Every good physics program has a lab course associated with its introductory physics classes. In addition, all science majors take lab courses throughout the rest of their program of study.
A major component of these lab classes is the presentation and analysis of data using charts and graphs. In this section of physicsthisweek.com, I’ve added information on how to use Microsoft Excel in physics classes to plot this data.
Why use Excel?
There are many spreadsheet options available, from free versions like Google Docs or Open Office, to expensive ones like Microsoft Excel. Why would you use the expensive version? There are several reasons. The first is that you are likely already somewhat familiar with Excel. Many schools use it in Keyboarding and Introductory Computer classes. I’ve taught at colleges where all students were required to show basic computer proficiency, and Microsoft products were the standard. It is also likely that if you are a scientist or a student becoming a scientist, Microsoft products are available for free or nearly free through marketing deals that your campus has made. Because of these deals, it is also likely that any collaborators you have will also use Microsoft products.
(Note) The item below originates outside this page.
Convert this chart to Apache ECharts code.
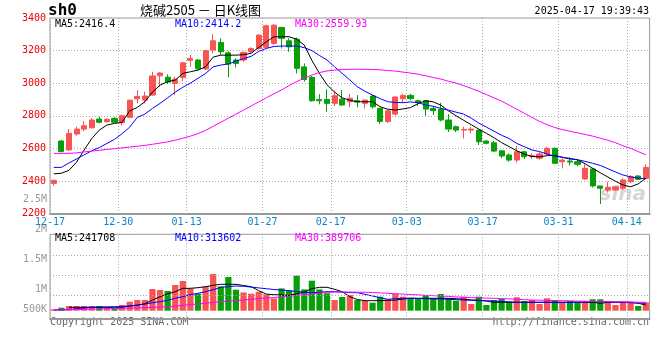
<!DOCTYPE html>
<html><head><meta charset="utf-8">
<script src="https://cdn.jsdelivr.net/npm/echarts@6/dist/echarts.min.js"></script>
<style>html,body{margin:0;padding:0;background:#fff}#c{width:660px;height:360px}</style>
</head><body><div id="c"></div>
<script>
const dates = ['12-18','12-19','12-20','12-23','12-24','12-25','12-26','12-27','12-30','12-31',
'01-02','01-03','01-06','01-07','01-08','01-09','01-10','01-13','01-14','01-15','01-16','01-17','01-20','01-21','01-22','01-23','01-24','01-27',
'02-05','02-06','02-07','02-10','02-11','02-12','02-13','02-14','02-17','02-18','02-19','02-20','02-21','02-24','02-25','02-26','02-27','02-28',
'03-03','03-04','03-05','03-06','03-07','03-10','03-11','03-12','03-13','03-14','03-17','03-18','03-19','03-20','03-21','03-24','03-25','03-26','03-27','03-28','03-31',
'04-01','04-02','04-03','04-07','04-08','04-09','04-10','04-11','04-14','04-15','04-16','04-17'];
const prevDay = '12-17';
const tickLabels = ['12-17','12-30','01-13','01-27','02-17','03-03','03-17','03-31','04-14'];

const opens  = [2385,2645,2590,2688,2718,2726,2780,2763,2784,2757,2790,2904,2896,2927,3045,3037,2999,3035,3140,3142,3087,3203,3250,
3186,3142,3142,3193,3213,3220,3244,3342,3260,3270,3100,3036,2900,2900,2876,2902,2886,2892,2876,2921,2845,2765,2810,2905,2925,2892,
2892,2845,2839,2774,2733,2712,2712,2712,2645,2634,2585,2559,2528,2579,2548,2539,2565,2600,2518,2522,2518,2412,2473,2369,2344,2344,2355,2395,2430,2416];
const closes = [2404,2580,2692,2718,2739,2774,2760,2778,2760,2800,2895,2919,2921,3044,3062,3007,3025,3125,3152,3088,3199,3260,3193,
3117,3121,3189,3213,3295,3352,3356,3275,3223,3091,3023,2892,2892,2876,2923,2866,2907,2884,2896,2855,2765,2830,2915,2925,2905,2882,
2841,2831,2774,2718,2712,2716,2718,2640,2631,2583,2553,2528,2579,2548,2556,2565,2600,2508,2528,2516,2502,2477,2369,2355,2361,2364,2406,2426,2410,2483];
const lows   = [2370,2575,2585,2677,2706,2723,2753,2757,2757,2739,2790,2876,2876,2923,2978,2995,2927,3013,3100,3080,3080,3183,3172,
3036,3097,3130,3185,3205,3215,3235,3213,3193,3060,3009,2886,2870,2825,2860,2860,2852,2852,2845,2845,2750,2755,2800,2880,2895,2860,
2800,2805,2765,2700,2700,2661,2690,2620,2625,2578,2540,2518,2512,2535,2533,2530,2560,2505,2477,2495,2490,2406,2360,2258,2328,2340,2345,2385,2405,2410];
const highs  = [2406,2651,2718,2733,2767,2786,2794,2783,2790,2808,2900,2958,2947,3070,3068,3054,3039,3130,3174,3148,3204,3301,3275,
3195,3152,3195,3220,3300,3360,3362,3346,3275,3280,3121,3044,2933,2962,2953,2958,2933,2927,2900,2927,2850,2840,2920,2935,2935,2900,
2896,2860,2880,2810,2740,2733,2733,2712,2650,2645,2590,2570,2614,2585,2570,2577,2610,2605,2539,2545,2535,2502,2480,2369,2395,2366,2415,2436,2436,2502];

const ma5  = [2443,2447,2465,2515,2590,2660,2712,2743,2753,2760,2830,2851,2886,2945,2988,3009,3019,3060,3070,3080,3101,3160,3172,
3172,3172,3175,3183,3220,3254,3285,3285,3285,3270,3234,3140,3060,2990,2945,2910,2895,2886,2886,2886,2855,2840,2835,2842,2850,2875,
2892,2885,2865,2830,2800,2772,2745,2718,2692,2665,2635,2610,2585,2565,2550,2548,2555,2557,2545,2535,2530,2505,2477,2450,2424,2398,2375,2364,2382,2416];
const ma10 = [2483,2483,2510,2535,2560,2585,2605,2630,2655,2690,2730,2790,2810,2845,2876,2910,2945,2975,3000,3030,3060,3100,3111,
3118,3135,3150,3165,3195,3213,3225,3228,3228,3228,3218,3200,3170,3142,3100,3060,3020,2978,2950,2927,2905,2886,2882,2880,2885,2880,
2866,2858,2845,2835,2822,2810,2785,2755,2730,2705,2680,2660,2630,2610,2590,2580,2565,2552,2545,2538,2530,2520,2508,2495,2475,2455,2436,2425,2417,2414];
const ma30 = [2569,2569,2569,2572,2578,2583,2588,2593,2598,2603,2608,2613,2618,2625,2632,2640,2650,2662,2675,2690,2710,2735,2760,
2785,2810,2835,2860,2885,2910,2935,2958,2985,3010,3030,3050,3065,3075,3080,3084,3085,3085,3085,3084,3082,3078,3074,3068,3062,3055,
3045,3035,3025,3012,3000,2985,2968,2950,2930,2910,2890,2865,2840,2815,2790,2765,2745,2728,2715,2705,2695,2685,2675,2662,2650,2635,2615,2600,2580,2560];

const volumes = [70000,150000,235000,235000,235000,235000,235000,165000,120000,285000,450000,535000,535000,1085000,1035000,985000,1285000,1485000,1115000,850000,1215000,1835000,1215000,
1685000,1050000,915000,850000,950000,815000,615000,1115000,1015000,1750000,1065000,1500000,1065000,870000,535000,685000,785000,535000,500000,400000,700000,570000,835000,700000,650000,620000,
785000,620000,835000,620000,500000,700000,335000,700000,285000,535000,585000,450000,670000,485000,535000,335000,620000,535000,420000,485000,400000,450000,570000,570000,450000,285000,450000,450000,235000,420000];
const volMa5 = [null,null,170000,170000,170000,170000,170000,170000,170000,175000,230000,270000,350000,530000,700000,840000,950000,1120000,1120000,1150000,1200000,1270000,1320000,
1320000,1320000,1260000,1200000,1000000,830000,800000,790000,760000,850000,930000,1100000,1170000,1170000,1070000,950000,700000,560000,500000,500000,500000,520000,530000,580000,620000,620000,
620000,620000,620000,620000,600000,570000,540000,520000,480000,420000,420000,420000,420000,420000,420000,420000,420000,420000,420000,420000,420000,420000,420000,370000,420000,420000,420000,420000,370000,285000];
const volMa10 = [35000,40000,60000,100000,130000,170000,180000,190000,200000,210000,240000,285000,330000,400000,450000,520000,620000,700000,800000,870000,950000,1050000,1170000,
1200000,1235000,1220000,1180000,1140000,1100000,1060000,1035000,1000000,960000,920000,900000,920000,950000,950000,930000,905000,900000,820000,735000,650000,570000,600000,620000,620000,610000,
600000,590000,585000,570000,550000,535000,520000,510000,500000,480000,460000,440000,420000,420000,420000,420000,420000,420000,420000,420000,430000,440000,450000,450000,440000,430000,420000,400000,385000,370000];
const volMa30 = [35000,40000,50000,60000,70000,80000,90000,100000,110000,120000,130000,140000,150000,165000,180000,200000,230000,270000,310000,335000,370000,420000,450000,
480000,510000,535000,570000,600000,630000,660000,690000,720000,760000,800000,840000,880000,920000,935000,935000,930000,925000,920000,910000,890000,870000,850000,830000,810000,790000,
770000,750000,735000,715000,690000,670000,655000,640000,630000,620000,610000,590000,570000,550000,535000,525000,515000,505000,500000,490000,480000,470000,460000,455000,450000,445000,440000,430000,425000,420000];

const volAxisLabels = ['2.5M','2M','1.5M','1M','500K'];
const volAxisValues = [2500000,2000000,1500000,1000000,500000];
const volGridValues = [770000,1770000,2770000];
const priceMaText = ['MA5:2416.4','MA10:2414.2','MA30:2559.93'];
const volMaText = ['MA5:241708','MA10:313602','MA30:389706'];

const UP = '#f85454', DOWN = '#08a008';
const MONO = '"DejaVu Sans Mono", "Liberation Mono", monospace';
const boundaries = [prevDay].concat(dates);
const showTick = (i, v) => tickLabels.indexOf(v) >= 0;

const G0 = {left: 50, right: 10.4, top: 18, height: 195.5};
const G1 = {left: 50, right: 10.4, top: 234.3, height: 84.4};

const chart = echarts.init(document.getElementById('c'), null, {renderer: 'canvas'});

function vLabelY(v) { // Sina places volume labels 30px per 500K from the 1M label, clamped at the bottom
  return Math.min(290.7 - (v - 1000000) / 500000 * 30, 310);
}

const gridLine = {type: [1, 2], color: '#aaa', width: 1};
const option = {
  animation: false,
  backgroundColor: '#fff',
  grid: [
    Object.assign({show: true, borderColor: '#999', borderWidth: 1, containLabel: false}, G0),
    Object.assign({show: true, borderColor: '#999', borderWidth: 1, containLabel: false}, G1)
  ],
  xAxis: [
    {type: 'category', gridIndex: 0, data: dates, boundaryGap: true, show: false},
    {type: 'category', gridIndex: 0, data: boundaries, boundaryGap: false, position: 'bottom',
      axisLine: {show: true, lineStyle: {color: '#999', width: 2}}, axisTick: {show: false},
      axisLabel: {interval: showTick, color: '#0a86c8', fontFamily: MONO, fontSize: 10, margin: 4, hideOverlap: false},
      splitLine: {show: true, interval: showTick, lineStyle: gridLine}},
    {type: 'category', gridIndex: 1, data: dates, boundaryGap: true, show: false},
    {type: 'category', gridIndex: 1, data: boundaries, boundaryGap: false, position: 'bottom',
      axisLine: {show: true, lineStyle: {color: '#999', width: 2}}, axisTick: {show: false},
      axisLabel: {show: false},
      splitLine: {show: true, interval: showTick, lineStyle: gridLine}}
  ],
  yAxis: [
    {type: 'value', gridIndex: 0, min: 2200, max: 3400, interval: 200,
      axisLine: {show: false}, axisTick: {show: false},
      axisLabel: {color: '#ee0000', fontFamily: MONO, fontSize: 10, margin: 4, formatter: v => String(v)},
      splitLine: {show: true, showMinLine: false, showMaxLine: false, lineStyle: gridLine}},
    {type: 'value', gridIndex: 1, min: -400000, max: 3820000,
      axisLine: {show: false}, axisTick: {show: false}, axisLabel: {show: false}, splitLine: {show: false}}
  ],
  series: [
    {type: 'candlestick', xAxisIndex: 0, yAxisIndex: 0, barWidth: '74%',
      data: dates.map((d, i) => [opens[i], closes[i], lows[i], highs[i]]),
      itemStyle: {color: UP, color0: DOWN, borderColor: UP, borderColor0: DOWN, borderWidth: 1}},
    {type: 'line', xAxisIndex: 0, yAxisIndex: 0, data: ma5, showSymbol: false, symbol: 'none', lineStyle: {color: '#000', width: 1}, silent: true},
    {type: 'line', xAxisIndex: 0, yAxisIndex: 0, data: ma10, showSymbol: false, symbol: 'none', lineStyle: {color: '#0000ff', width: 1}, silent: true},
    {type: 'line', xAxisIndex: 0, yAxisIndex: 0, data: ma30, showSymbol: false, symbol: 'none', lineStyle: {color: '#ff00ff', width: 1}, silent: true},
    {type: 'bar', xAxisIndex: 2, yAxisIndex: 1, barWidth: '82%',
      data: volumes.map((v, i) => ({value: v, itemStyle: {color: closes[i] >= opens[i] ? UP : DOWN}})),
      markLine: {silent: true, symbol: 'none', label: {show: false}, lineStyle: gridLine,
        data: volGridValues.map(v => ({yAxis: v}))}},
    {type: 'line', xAxisIndex: 2, yAxisIndex: 1, data: volMa5, showSymbol: false, symbol: 'none', lineStyle: {color: '#000', width: 1}, silent: true},
    {type: 'line', xAxisIndex: 2, yAxisIndex: 1, data: volMa10, showSymbol: false, symbol: 'none', lineStyle: {color: '#0000ff', width: 1}, silent: true},
    {type: 'line', xAxisIndex: 2, yAxisIndex: 1, data: volMa30, showSymbol: false, symbol: 'none', lineStyle: {color: '#ff00ff', width: 1}, silent: true}
  ],
  graphic: [
    {type: 'text', left: 48, top: 3, style: {text: 'sh0', font: 'bold 16px ' + MONO, fill: '#000'}},
    {type: 'text', left: 140, top: 4, style: {text: '烧碱2505 － 日K线图', font: '13px "Noto Sans CJK SC", sans-serif', fill: '#000'}},
    {type: 'text', right: 11, top: 6, style: {text: '2025-04-17 19:39:43', font: '10px ' + MONO, fill: '#000'}},
    {type: 'text', left: 55, top: 19, style: {text: priceMaText[0], font: '10px ' + MONO, fill: '#000'}},
    {type: 'text', left: 175, top: 19, style: {text: priceMaText[1], font: '10px ' + MONO, fill: '#0000ff'}},
    {type: 'text', left: 295, top: 19, style: {text: priceMaText[2], font: '10px ' + MONO, fill: '#ff00ff'}},
    {type: 'text', left: 55, top: 233, style: {text: volMaText[0], font: '10px ' + MONO, fill: '#000'}},
    {type: 'text', left: 175, top: 233, style: {text: volMaText[1], font: '10px ' + MONO, fill: '#0000ff'}},
    {type: 'text', left: 295, top: 233, style: {text: volMaText[2], font: '10px ' + MONO, fill: '#ff00ff'}},
    {type: 'text', left: 50, top: 317, style: {text: 'Copyright 2025 SINA.COM', font: '10px ' + MONO, fill: '#666'}},
    {type: 'text', right: 11, top: 317, style: {text: 'http://finance.sina.com.cn', font: '10px ' + MONO, fill: '#666'}},
    {type: 'text', right: 14, top: 185, style: {text: 'sina', font: 'italic bold 20px "DejaVu Sans", sans-serif', fill: 'rgba(180,180,180,0.55)'}}
  ].concat(volAxisLabels.map((t, i) => ({
    type: 'text', right: 660 - 47, top: vLabelY(volAxisValues[i]) - 6,
    style: {text: t, font: '10px ' + MONO, fill: '#999'}
  })))
};
chart.setOption(option);
</script></body></html>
Compatibility is an important consideration.
What you are up against
Excel was originally designed for business users with relatively simple graphing needs. In fact, the software still refers to graphs as “charts”. With this in mind, it is easy to understand why the default settings produce large data points and use lots of color. When you have less than 10 data points and are only comparing two or three different things, big colorful dots and squares make sense. A sales manager would make a chart of sales over the past few months. Throughout the rest of the website, I will call the items we are producing “graphs”, even though some of the menus refer to charts and chart options.
Excel has a tendency to use color poorly. The default font and line colors tend to be grey, and will often look washed out. Numbers on axes will have different numbers of digits because the default settings remove trailing zeroes.
You also need to consider the method of presentation. A graph that looks great on a PowerPoint slide might be unreadable when reduced down to an 8.5 cm wide image for publication, especially if you don’t consider the resolution (in dots per inch: dpi).
In this section of the website, I’ll show you how to use Microsoft Excel in physics classes to make graphs that are useful for analyzing your data and look great as well.